▶ **WHAT YOU HAVE TO DO**: Reproduce this listing in full.

▶ **COLLECTED MATERIAL**:
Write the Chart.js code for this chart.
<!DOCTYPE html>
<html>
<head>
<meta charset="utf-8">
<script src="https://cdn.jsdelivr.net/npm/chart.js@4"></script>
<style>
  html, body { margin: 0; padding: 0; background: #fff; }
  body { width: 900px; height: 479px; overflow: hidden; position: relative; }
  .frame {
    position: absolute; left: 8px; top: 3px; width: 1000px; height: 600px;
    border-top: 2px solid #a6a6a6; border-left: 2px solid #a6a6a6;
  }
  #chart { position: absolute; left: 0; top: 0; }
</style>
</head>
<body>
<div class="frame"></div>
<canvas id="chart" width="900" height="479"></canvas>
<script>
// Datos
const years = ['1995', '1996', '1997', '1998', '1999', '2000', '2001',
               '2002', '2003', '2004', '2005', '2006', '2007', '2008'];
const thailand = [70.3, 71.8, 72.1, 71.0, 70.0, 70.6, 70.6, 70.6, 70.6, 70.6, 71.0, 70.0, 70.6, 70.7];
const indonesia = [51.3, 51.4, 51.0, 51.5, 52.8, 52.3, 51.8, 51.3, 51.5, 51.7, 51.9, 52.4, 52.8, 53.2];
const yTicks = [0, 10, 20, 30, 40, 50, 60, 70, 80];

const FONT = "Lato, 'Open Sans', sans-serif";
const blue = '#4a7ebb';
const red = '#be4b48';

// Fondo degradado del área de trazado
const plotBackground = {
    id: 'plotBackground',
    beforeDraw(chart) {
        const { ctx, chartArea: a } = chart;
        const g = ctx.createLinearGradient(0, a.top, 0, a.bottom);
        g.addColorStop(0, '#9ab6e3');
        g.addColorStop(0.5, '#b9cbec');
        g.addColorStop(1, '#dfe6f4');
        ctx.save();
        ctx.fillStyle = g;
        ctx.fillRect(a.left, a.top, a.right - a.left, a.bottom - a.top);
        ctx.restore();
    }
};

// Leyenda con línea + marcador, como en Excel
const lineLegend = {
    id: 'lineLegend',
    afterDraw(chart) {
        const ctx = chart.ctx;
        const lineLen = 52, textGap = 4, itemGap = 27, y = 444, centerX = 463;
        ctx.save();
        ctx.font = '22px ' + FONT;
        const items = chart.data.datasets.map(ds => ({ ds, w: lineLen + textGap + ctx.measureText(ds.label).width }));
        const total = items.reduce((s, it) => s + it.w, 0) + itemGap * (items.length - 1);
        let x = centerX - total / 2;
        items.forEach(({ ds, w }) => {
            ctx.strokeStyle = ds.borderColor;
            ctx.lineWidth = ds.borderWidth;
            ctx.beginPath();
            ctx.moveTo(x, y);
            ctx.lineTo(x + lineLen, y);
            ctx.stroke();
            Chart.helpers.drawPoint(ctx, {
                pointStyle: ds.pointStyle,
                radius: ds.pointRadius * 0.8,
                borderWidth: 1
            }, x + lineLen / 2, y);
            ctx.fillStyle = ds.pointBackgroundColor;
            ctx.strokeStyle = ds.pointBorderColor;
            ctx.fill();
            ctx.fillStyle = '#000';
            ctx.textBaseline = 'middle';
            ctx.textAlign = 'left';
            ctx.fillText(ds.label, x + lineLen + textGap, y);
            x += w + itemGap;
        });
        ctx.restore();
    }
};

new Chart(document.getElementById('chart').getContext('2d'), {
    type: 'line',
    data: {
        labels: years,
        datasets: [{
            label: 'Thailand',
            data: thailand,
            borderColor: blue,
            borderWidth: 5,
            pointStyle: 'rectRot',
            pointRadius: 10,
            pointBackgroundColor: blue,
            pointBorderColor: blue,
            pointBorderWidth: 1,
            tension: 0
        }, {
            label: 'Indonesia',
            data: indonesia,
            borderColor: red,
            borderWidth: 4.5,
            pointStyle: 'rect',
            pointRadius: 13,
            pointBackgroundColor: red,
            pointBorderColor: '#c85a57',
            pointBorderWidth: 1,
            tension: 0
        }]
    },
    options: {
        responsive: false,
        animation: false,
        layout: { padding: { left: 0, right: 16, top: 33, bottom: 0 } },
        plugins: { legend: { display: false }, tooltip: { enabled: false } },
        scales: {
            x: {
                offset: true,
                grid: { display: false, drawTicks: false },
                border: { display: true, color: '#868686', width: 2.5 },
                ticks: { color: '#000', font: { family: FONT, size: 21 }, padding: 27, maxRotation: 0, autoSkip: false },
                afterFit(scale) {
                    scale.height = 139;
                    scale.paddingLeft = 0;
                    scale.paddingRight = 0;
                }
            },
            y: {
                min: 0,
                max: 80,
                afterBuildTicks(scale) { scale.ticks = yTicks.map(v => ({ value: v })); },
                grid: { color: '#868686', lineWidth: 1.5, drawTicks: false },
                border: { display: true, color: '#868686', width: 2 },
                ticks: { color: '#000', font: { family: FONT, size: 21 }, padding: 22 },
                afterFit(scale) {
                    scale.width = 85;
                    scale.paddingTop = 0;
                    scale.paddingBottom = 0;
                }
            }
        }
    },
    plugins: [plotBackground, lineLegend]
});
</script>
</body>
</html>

▶ **COMPLETE RESPONSE**:
Write the Chart.js code for this chart.
<!DOCTYPE html>
<html>
<head>
<meta charset="utf-8">
<script src="https://cdn.jsdelivr.net/npm/chart.js@4"></script>
<style>
  html, body { margin: 0; padding: 0; background: #fff; }
  body { width: 900px; height: 479px; overflow: hidden; position: relative; }
  .frame {
    position: absolute; left: 8px; top: 3px; width: 1000px; height: 600px;
    border-top: 2px solid #a6a6a6; border-left: 2px solid #a6a6a6;
  }
  #chart { position: absolute; left: 0; top: 0; }
</style>
</head>
<body>
<div class="frame"></div>
<canvas id="chart" width="900" height="479"></canvas>
<script>
// Datos
const years = ['1995', '1996', '1997', '1998', '1999', '2000', '2001',
               '2002', '2003', '2004', '2005', '2006', '2007', '2008'];
const thailand = [70.3, 71.8, 72.1, 71.0, 70.0, 70.6, 70.6, 70.6, 70.6, 70.6, 71.0, 70.0, 70.6, 70.7];
const indonesia = [51.3, 51.4, 51.0, 51.5, 52.8, 52.3, 51.8, 51.3, 51.5, 51.7, 51.9, 52.4, 52.8, 53.2];
const yTicks = [0, 10, 20, 30, 40, 50, 60, 70, 80];

const FONT = "Lato, 'Open Sans', sans-serif";
const blue = '#4a7ebb';
const red = '#be4b48';

// Fondo degradado del área de trazado
const plotBackground = {
    id: 'plotBackground',
    beforeDraw(chart) {
        const { ctx, chartArea: a } = chart;
        const g = ctx.createLinearGradient(0, a.top, 0, a.bottom);
        g.addColorStop(0, '#9ab6e3');
        g.addColorStop(0.5, '#b9cbec');
        g.addColorStop(1, '#dfe6f4');
        ctx.save();
        ctx.fillStyle = g;
        ctx.fillRect(a.left, a.top, a.right - a.left, a.bottom - a.top);
        ctx.restore();
    }
};

// Leyenda con línea + marcador, como en Excel
const lineLegend = {
    id: 'lineLegend',
    afterDraw(chart) {
        const ctx = chart.ctx;
        const lineLen = 52, textGap = 4, itemGap = 27, y = 444, centerX = 463;
        ctx.save();
        ctx.font = '22px ' + FONT;
        const items = chart.data.datasets.map(ds => ({ ds, w: lineLen + textGap + ctx.measureText(ds.label).width }));
        const total = items.reduce((s, it) => s + it.w, 0) + itemGap * (items.length - 1);
        let x = centerX - total / 2;
        items.forEach(({ ds, w }) => {
            ctx.strokeStyle = ds.borderColor;
            ctx.lineWidth = ds.borderWidth;
            ctx.beginPath();
            ctx.moveTo(x, y);
            ctx.lineTo(x + lineLen, y);
            ctx.stroke();
            Chart.helpers.drawPoint(ctx, {
                pointStyle: ds.pointStyle,
                radius: ds.pointRadius * 0.8,
                borderWidth: 1
            }, x + lineLen / 2, y);
            ctx.fillStyle = ds.pointBackgroundColor;
            ctx.strokeStyle = ds.pointBorderColor;
            ctx.fill();
            ctx.fillStyle = '#000';
            ctx.textBaseline = 'middle';
            ctx.textAlign = 'left';
            ctx.fillText(ds.label, x + lineLen + textGap, y);
            x += w + itemGap;
        });
        ctx.restore();
    }
};

new Chart(document.getElementById('chart').getContext('2d'), {
    type: 'line',
    data: {
        labels: years,
        datasets: [{
            label: 'Thailand',
            data: thailand,
            borderColor: blue,
            borderWidth: 5,
            pointStyle: 'rectRot',
            pointRadius: 10,
            pointBackgroundColor: blue,
            pointBorderColor: blue,
            pointBorderWidth: 1,
            tension: 0
        }, {
            label: 'Indonesia',
            data: indonesia,
            borderColor: red,
            borderWidth: 4.5,
            pointStyle: 'rect',
            pointRadius: 13,
            pointBackgroundColor: red,
            pointBorderColor: '#c85a57',
            pointBorderWidth: 1,
            tension: 0
        }]
    },
    options: {
        responsive: false,
        animation: false,
        layout: { padding: { left: 0, right: 16, top: 33, bottom: 0 } },
        plugins: { legend: { display: false }, tooltip: { enabled: false } },
        scales: {
            x: {
                offset: true,
                grid: { display: false, drawTicks: false },
                border: { display: true, color: '#868686', width: 2.5 },
                ticks: { color: '#000', font: { family: FONT, size: 21 }, padding: 27, maxRotation: 0, autoSkip: false },
                afterFit(scale) {
                    scale.height = 139;
                    scale.paddingLeft = 0;
                    scale.paddingRight = 0;
                }
            },
            y: {
                min: 0,
                max: 80,
                afterBuildTicks(scale) { scale.ticks = yTicks.map(v => ({ value: v })); },
                grid: { color: '#868686', lineWidth: 1.5, drawTicks: false },
                border: { display: true, color: '#868686', width: 2 },
                ticks: { color: '#000', font: { family: FONT, size: 21 }, padding: 22 },
                afterFit(scale) {
                    scale.width = 85;
                    scale.paddingTop = 0;
                    scale.paddingBottom = 0;
                }
            }
        }
    },
    plugins: [plotBackground, lineLegend]
});
</script>
</body>
</html>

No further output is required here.